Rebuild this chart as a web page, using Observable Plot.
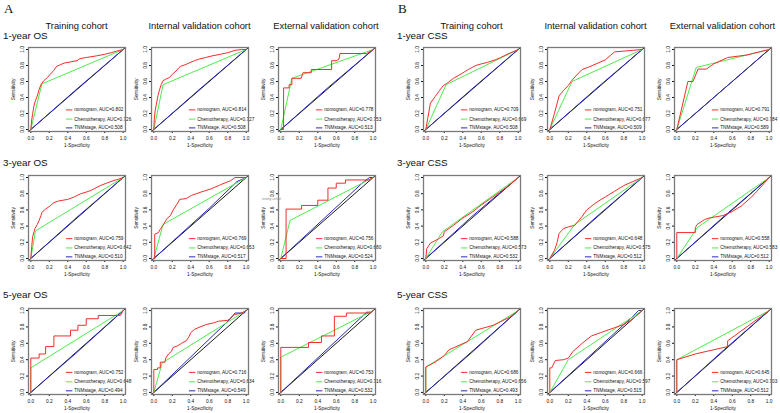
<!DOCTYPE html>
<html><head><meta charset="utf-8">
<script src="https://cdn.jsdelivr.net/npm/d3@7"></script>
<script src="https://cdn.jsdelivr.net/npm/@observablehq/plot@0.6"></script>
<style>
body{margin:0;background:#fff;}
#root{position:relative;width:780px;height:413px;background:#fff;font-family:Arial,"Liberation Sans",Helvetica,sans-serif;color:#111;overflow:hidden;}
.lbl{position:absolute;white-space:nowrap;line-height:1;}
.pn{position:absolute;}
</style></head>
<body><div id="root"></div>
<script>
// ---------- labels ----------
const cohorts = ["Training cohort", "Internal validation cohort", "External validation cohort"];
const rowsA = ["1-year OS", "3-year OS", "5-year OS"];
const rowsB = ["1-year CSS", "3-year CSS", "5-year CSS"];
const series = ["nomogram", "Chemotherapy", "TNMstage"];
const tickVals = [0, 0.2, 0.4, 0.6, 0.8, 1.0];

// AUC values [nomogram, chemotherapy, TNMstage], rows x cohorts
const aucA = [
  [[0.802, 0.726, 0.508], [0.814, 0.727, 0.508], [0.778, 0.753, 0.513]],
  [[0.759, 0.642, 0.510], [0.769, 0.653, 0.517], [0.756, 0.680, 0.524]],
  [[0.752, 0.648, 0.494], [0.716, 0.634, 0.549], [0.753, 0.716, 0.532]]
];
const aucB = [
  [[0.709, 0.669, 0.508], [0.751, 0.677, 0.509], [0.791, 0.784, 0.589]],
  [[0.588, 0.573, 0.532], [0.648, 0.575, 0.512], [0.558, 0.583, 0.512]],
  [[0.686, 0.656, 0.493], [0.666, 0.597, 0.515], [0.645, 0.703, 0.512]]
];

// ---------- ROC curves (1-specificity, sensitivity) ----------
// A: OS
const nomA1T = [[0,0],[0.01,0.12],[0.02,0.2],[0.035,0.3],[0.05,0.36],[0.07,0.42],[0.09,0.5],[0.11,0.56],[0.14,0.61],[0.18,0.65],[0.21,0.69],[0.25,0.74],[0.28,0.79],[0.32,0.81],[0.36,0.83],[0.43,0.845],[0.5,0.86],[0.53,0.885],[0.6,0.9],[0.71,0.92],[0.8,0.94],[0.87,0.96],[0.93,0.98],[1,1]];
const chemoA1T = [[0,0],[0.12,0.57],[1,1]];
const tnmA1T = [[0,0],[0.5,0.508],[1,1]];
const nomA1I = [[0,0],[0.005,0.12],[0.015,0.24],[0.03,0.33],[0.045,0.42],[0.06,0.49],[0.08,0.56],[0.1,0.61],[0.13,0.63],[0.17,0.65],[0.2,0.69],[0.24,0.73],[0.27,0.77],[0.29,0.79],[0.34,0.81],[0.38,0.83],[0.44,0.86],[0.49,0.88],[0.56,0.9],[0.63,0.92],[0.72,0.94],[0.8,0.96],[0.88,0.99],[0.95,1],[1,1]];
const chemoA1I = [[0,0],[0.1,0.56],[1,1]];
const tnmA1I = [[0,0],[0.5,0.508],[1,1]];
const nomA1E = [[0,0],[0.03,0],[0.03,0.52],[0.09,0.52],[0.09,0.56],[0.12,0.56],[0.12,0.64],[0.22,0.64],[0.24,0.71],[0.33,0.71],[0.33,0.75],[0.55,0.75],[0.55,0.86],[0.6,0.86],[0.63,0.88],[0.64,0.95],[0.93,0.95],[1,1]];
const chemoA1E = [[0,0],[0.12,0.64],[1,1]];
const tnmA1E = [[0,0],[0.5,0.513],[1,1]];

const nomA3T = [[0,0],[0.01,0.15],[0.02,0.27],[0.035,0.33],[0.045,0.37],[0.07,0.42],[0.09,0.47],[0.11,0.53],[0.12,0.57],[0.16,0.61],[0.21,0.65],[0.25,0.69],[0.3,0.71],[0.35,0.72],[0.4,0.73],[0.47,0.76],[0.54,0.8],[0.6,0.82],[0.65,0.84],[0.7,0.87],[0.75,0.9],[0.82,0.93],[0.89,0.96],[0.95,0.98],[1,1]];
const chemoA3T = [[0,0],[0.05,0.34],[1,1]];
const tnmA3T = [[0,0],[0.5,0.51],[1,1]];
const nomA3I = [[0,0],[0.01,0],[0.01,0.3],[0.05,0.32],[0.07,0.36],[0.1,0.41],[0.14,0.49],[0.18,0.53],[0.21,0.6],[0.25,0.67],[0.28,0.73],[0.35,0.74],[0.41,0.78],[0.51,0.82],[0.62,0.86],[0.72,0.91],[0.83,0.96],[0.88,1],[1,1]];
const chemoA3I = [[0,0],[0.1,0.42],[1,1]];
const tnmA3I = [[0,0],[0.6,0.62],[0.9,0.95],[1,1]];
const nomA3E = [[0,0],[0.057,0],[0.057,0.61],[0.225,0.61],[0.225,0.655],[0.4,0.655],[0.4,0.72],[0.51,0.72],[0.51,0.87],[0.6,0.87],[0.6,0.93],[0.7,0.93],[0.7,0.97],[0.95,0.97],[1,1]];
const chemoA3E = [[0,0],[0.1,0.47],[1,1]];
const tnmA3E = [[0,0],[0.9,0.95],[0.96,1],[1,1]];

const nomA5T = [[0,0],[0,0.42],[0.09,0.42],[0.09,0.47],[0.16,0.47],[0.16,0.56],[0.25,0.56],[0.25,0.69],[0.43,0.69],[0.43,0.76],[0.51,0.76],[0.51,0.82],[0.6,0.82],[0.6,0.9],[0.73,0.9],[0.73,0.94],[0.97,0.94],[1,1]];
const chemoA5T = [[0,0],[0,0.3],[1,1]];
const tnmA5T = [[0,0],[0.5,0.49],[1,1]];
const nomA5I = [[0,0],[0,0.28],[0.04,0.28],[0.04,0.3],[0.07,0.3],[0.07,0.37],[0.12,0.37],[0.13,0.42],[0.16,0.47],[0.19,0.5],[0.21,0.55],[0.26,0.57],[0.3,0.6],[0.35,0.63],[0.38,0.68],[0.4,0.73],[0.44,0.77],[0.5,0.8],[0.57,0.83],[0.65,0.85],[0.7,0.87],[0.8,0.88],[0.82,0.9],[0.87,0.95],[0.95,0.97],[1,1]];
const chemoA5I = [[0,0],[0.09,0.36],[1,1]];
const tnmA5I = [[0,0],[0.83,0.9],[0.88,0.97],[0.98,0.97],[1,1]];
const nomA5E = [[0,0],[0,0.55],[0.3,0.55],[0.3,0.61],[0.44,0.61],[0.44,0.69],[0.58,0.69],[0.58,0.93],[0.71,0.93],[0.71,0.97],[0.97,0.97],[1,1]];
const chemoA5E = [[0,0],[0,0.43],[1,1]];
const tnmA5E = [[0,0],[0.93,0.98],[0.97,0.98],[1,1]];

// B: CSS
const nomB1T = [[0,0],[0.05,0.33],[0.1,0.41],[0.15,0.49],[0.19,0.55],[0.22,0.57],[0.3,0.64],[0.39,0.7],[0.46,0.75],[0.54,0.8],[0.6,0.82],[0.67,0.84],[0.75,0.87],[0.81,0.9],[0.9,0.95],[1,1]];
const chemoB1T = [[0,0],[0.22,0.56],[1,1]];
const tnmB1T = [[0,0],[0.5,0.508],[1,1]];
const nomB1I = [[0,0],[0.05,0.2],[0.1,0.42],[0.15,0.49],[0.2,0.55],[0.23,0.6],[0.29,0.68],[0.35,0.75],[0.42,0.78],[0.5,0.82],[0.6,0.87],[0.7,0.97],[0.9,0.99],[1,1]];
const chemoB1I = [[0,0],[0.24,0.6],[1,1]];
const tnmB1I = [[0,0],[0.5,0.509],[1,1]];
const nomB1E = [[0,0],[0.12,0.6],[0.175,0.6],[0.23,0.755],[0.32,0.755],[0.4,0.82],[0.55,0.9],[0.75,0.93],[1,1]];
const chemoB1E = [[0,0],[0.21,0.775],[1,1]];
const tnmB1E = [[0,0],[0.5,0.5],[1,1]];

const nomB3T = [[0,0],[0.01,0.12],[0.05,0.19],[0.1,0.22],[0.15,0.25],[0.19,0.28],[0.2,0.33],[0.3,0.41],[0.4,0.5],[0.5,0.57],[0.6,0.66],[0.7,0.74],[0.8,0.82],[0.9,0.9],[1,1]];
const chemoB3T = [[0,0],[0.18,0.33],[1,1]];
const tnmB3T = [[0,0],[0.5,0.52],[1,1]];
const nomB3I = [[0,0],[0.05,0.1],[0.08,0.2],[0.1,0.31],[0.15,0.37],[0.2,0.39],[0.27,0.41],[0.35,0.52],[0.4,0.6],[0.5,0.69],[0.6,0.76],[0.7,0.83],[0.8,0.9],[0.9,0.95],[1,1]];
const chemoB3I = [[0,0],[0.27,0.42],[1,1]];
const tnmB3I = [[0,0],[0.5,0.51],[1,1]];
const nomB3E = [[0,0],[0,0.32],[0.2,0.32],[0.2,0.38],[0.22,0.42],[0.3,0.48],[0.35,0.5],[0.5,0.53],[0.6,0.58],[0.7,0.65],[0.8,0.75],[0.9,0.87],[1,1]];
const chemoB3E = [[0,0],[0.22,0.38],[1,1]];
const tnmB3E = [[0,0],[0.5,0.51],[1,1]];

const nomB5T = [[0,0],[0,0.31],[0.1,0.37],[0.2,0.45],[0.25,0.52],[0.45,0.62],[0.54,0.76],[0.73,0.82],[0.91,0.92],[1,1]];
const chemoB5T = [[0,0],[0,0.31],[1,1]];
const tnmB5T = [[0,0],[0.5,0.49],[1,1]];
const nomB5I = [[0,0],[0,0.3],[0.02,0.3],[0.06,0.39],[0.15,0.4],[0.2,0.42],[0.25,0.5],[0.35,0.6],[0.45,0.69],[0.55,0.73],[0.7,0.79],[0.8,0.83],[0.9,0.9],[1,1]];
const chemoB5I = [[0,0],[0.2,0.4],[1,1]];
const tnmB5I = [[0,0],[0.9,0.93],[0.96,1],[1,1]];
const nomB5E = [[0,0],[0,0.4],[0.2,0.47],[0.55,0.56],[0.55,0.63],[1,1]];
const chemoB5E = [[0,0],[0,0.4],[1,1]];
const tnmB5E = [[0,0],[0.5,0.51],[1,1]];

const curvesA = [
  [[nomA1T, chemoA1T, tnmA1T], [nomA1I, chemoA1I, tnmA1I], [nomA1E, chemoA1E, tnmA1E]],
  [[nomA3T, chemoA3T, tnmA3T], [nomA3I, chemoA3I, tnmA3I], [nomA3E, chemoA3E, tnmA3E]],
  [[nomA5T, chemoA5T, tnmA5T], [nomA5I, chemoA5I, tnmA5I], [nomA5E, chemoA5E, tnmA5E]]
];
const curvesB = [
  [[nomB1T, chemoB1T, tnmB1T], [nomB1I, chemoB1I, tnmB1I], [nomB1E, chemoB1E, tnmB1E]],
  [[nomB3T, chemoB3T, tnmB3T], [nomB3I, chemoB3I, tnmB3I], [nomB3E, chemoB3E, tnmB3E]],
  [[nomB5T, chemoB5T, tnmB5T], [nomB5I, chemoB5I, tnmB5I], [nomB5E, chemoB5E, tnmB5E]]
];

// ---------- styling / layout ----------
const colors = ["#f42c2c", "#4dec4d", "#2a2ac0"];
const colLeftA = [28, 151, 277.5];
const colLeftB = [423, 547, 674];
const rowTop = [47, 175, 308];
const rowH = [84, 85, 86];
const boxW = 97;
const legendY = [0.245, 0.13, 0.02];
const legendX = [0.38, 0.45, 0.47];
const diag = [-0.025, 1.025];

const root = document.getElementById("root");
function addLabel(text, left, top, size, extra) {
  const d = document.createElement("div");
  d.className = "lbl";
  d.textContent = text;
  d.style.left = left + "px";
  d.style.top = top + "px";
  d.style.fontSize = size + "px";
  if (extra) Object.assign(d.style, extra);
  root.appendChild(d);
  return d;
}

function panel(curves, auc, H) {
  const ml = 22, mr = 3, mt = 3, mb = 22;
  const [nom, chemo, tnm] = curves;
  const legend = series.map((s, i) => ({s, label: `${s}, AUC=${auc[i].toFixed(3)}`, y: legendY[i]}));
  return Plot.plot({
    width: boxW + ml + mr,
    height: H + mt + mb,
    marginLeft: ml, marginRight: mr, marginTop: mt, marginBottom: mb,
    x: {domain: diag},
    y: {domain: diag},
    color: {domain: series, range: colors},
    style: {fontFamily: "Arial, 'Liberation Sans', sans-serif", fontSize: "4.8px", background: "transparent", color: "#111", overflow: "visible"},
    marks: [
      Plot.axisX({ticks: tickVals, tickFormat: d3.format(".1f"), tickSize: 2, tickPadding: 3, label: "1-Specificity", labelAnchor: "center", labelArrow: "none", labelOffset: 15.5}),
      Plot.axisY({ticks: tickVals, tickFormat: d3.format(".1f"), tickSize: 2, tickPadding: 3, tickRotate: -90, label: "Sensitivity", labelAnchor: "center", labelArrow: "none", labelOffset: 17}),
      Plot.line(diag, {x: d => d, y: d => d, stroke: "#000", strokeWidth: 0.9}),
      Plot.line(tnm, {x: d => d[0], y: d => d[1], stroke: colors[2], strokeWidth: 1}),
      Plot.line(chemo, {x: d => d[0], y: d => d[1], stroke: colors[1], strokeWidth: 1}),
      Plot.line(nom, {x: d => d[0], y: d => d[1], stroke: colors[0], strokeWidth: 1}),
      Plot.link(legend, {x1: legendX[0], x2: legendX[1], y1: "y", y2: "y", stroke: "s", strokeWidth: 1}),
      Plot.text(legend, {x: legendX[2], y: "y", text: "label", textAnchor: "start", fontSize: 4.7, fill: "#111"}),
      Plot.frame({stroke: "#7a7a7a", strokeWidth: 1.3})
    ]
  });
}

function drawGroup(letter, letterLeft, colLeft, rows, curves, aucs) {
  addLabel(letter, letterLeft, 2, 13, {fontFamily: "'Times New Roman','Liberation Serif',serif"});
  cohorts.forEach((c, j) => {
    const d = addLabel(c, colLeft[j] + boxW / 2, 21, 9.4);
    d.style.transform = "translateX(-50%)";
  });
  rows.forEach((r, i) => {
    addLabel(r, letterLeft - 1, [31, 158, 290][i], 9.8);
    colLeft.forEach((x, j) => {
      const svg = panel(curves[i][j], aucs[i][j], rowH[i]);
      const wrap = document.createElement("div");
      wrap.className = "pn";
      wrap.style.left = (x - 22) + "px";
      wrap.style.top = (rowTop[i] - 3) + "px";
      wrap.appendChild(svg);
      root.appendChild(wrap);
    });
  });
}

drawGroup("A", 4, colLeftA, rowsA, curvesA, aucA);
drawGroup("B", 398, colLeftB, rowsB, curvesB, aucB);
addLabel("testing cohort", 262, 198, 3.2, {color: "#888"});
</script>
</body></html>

===

▸ Problem description:
Skip the pictures and restate exactly the lines from the beginning of the listing to the line with "const tickVals = [0, 0.2, 0.4, 0.6, 0.8, 1.0];", that line included.

▸ Response below:
Rebuild this chart as a web page, using Observable Plot.
<!DOCTYPE html>
<html><head><meta charset="utf-8">
<script src="https://cdn.jsdelivr.net/npm/d3@7"></script>
<script src="https://cdn.jsdelivr.net/npm/@observablehq/plot@0.6"></script>
<style>
body{margin:0;background:#fff;}
#root{position:relative;width:780px;height:413px;background:#fff;font-family:Arial,"Liberation Sans",Helvetica,sans-serif;color:#111;overflow:hidden;}
.lbl{position:absolute;white-space:nowrap;line-height:1;}
.pn{position:absolute;}
</style></head>
<body><div id="root"></div>
<script>
// ---------- labels ----------
const cohorts = ["Training cohort", "Internal validation cohort", "External validation cohort"];
const rowsA = ["1-year OS", "3-year OS", "5-year OS"];
const rowsB = ["1-year CSS", "3-year CSS", "5-year CSS"];
const series = ["nomogram", "Chemotherapy", "TNMstage"];
const tickVals = [0, 0.2, 0.4, 0.6, 0.8, 1.0];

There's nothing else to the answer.